Starting with the first line of the data below, copy each line up to and including the one containing "x = np.arange(len(values))". Pictures stay out.

Collected data entries:
• • •
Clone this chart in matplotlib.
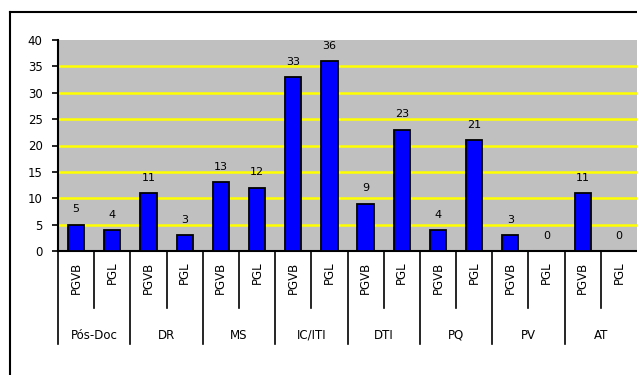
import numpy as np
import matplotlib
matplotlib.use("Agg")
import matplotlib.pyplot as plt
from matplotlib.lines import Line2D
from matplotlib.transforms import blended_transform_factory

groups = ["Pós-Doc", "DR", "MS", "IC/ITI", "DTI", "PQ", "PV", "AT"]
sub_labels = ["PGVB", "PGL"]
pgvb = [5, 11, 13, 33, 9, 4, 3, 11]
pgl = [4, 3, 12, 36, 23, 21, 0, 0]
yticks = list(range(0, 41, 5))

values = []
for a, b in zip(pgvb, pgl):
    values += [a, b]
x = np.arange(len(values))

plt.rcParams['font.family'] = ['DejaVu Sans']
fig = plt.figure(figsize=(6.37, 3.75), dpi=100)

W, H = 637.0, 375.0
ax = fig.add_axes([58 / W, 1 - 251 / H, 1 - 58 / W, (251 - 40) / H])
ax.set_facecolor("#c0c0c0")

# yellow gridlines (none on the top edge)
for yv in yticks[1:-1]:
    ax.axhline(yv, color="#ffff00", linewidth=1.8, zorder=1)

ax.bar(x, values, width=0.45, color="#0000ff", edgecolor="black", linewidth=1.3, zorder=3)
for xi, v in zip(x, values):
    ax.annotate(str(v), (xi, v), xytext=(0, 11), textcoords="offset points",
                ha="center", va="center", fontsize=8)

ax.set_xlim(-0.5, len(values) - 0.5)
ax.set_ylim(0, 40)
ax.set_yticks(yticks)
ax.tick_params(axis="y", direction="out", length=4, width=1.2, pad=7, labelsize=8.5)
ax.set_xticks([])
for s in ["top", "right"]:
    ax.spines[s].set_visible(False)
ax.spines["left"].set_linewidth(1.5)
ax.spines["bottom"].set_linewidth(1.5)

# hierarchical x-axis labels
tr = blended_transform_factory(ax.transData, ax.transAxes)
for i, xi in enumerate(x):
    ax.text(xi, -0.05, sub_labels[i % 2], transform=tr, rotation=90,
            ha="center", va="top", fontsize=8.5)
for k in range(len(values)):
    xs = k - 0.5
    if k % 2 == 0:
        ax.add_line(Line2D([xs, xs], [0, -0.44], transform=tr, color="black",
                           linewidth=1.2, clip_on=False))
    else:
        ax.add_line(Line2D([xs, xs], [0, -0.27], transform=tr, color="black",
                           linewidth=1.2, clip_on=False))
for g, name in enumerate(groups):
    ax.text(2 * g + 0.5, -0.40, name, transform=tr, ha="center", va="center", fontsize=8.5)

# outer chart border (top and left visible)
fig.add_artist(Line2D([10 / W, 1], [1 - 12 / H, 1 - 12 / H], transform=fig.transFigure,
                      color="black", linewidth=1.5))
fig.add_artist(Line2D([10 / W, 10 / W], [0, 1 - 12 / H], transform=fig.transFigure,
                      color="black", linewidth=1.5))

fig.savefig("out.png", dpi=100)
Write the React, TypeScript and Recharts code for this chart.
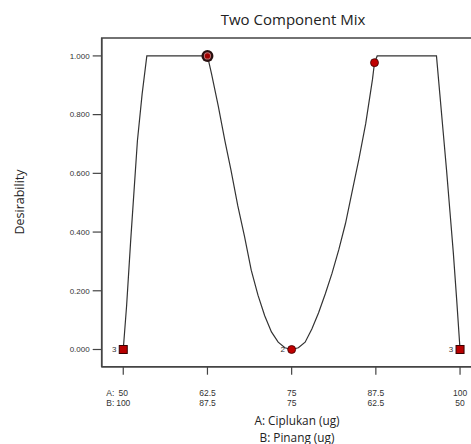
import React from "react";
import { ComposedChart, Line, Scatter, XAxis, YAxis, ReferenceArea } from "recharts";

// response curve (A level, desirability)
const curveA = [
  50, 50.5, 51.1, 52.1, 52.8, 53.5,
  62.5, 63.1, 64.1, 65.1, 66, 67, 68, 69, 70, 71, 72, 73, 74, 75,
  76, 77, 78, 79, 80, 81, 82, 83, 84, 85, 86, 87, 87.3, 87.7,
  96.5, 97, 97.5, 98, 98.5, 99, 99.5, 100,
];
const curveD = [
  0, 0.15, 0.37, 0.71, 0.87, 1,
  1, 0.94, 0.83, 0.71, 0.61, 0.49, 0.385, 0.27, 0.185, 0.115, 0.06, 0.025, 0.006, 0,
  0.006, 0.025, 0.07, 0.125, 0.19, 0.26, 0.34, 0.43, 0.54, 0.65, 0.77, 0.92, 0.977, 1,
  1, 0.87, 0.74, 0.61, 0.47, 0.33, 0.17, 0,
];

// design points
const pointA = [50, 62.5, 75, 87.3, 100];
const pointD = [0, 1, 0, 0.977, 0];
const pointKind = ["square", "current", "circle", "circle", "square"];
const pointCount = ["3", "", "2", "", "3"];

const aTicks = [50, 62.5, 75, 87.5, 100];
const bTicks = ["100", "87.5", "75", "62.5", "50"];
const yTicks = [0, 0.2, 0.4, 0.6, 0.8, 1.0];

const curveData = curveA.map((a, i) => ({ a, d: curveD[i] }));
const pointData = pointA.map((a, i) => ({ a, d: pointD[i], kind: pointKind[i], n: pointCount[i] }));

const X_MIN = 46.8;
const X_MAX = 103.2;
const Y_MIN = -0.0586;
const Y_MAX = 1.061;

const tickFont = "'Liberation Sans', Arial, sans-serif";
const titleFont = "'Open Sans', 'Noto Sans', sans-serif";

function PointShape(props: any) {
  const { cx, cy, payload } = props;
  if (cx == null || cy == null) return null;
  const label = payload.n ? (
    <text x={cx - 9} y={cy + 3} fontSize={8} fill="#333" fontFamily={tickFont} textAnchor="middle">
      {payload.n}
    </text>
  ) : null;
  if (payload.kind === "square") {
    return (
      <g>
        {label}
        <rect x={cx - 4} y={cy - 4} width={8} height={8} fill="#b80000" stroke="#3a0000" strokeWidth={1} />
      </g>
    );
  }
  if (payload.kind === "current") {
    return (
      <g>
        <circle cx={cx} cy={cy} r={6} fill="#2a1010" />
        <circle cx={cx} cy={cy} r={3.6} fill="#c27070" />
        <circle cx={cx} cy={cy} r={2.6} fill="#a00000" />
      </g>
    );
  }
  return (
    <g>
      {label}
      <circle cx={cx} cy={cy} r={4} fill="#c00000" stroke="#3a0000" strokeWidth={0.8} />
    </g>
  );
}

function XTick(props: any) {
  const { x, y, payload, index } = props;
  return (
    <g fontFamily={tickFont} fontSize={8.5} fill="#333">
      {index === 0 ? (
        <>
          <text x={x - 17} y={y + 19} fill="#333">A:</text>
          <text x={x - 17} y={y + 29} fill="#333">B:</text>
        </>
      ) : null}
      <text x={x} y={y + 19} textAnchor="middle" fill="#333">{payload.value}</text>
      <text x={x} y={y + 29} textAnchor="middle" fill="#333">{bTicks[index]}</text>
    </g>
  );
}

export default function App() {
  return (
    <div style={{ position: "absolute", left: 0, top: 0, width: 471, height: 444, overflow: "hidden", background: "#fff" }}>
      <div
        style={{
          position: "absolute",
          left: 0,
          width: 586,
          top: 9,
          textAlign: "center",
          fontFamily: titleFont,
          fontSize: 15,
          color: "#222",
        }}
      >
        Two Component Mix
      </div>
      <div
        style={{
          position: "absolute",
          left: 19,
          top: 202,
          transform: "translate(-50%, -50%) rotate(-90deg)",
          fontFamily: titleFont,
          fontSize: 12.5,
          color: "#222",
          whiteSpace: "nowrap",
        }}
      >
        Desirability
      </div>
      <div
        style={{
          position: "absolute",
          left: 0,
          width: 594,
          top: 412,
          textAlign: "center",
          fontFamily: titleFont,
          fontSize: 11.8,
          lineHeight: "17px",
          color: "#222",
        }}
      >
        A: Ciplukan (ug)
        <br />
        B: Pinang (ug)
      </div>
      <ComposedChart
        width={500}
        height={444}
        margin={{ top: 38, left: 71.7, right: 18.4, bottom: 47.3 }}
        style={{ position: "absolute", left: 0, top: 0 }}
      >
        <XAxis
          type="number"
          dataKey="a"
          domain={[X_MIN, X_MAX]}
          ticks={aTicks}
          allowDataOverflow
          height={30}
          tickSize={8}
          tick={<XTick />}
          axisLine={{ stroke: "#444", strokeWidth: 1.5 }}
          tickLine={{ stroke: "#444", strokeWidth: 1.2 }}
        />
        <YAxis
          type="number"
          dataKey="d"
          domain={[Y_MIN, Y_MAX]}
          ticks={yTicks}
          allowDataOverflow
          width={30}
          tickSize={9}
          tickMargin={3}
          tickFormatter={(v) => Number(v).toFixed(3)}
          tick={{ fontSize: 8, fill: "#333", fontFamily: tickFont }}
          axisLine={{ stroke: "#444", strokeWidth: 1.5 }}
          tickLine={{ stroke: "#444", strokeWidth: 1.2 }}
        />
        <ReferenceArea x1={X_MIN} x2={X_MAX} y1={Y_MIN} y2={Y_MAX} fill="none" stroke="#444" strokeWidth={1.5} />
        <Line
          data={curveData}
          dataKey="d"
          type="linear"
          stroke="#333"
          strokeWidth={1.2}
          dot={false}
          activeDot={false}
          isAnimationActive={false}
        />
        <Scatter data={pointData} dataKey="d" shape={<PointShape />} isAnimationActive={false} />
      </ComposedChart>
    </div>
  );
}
• • •
## WRITTEN REPLY
Clone this chart in matplotlib.
import numpy as np
import matplotlib
matplotlib.use("Agg")
import matplotlib.pyplot as plt
from matplotlib.lines import Line2D
from matplotlib.transforms import blended_transform_factory

groups = ["Pós-Doc", "DR", "MS", "IC/ITI", "DTI", "PQ", "PV", "AT"]
sub_labels = ["PGVB", "PGL"]
pgvb = [5, 11, 13, 33, 9, 4, 3, 11]
pgl = [4, 3, 12, 36, 23, 21, 0, 0]
yticks = list(range(0, 41, 5))

values = []
for a, b in zip(pgvb, pgl):
    values += [a, b]
x = np.arange(len(values))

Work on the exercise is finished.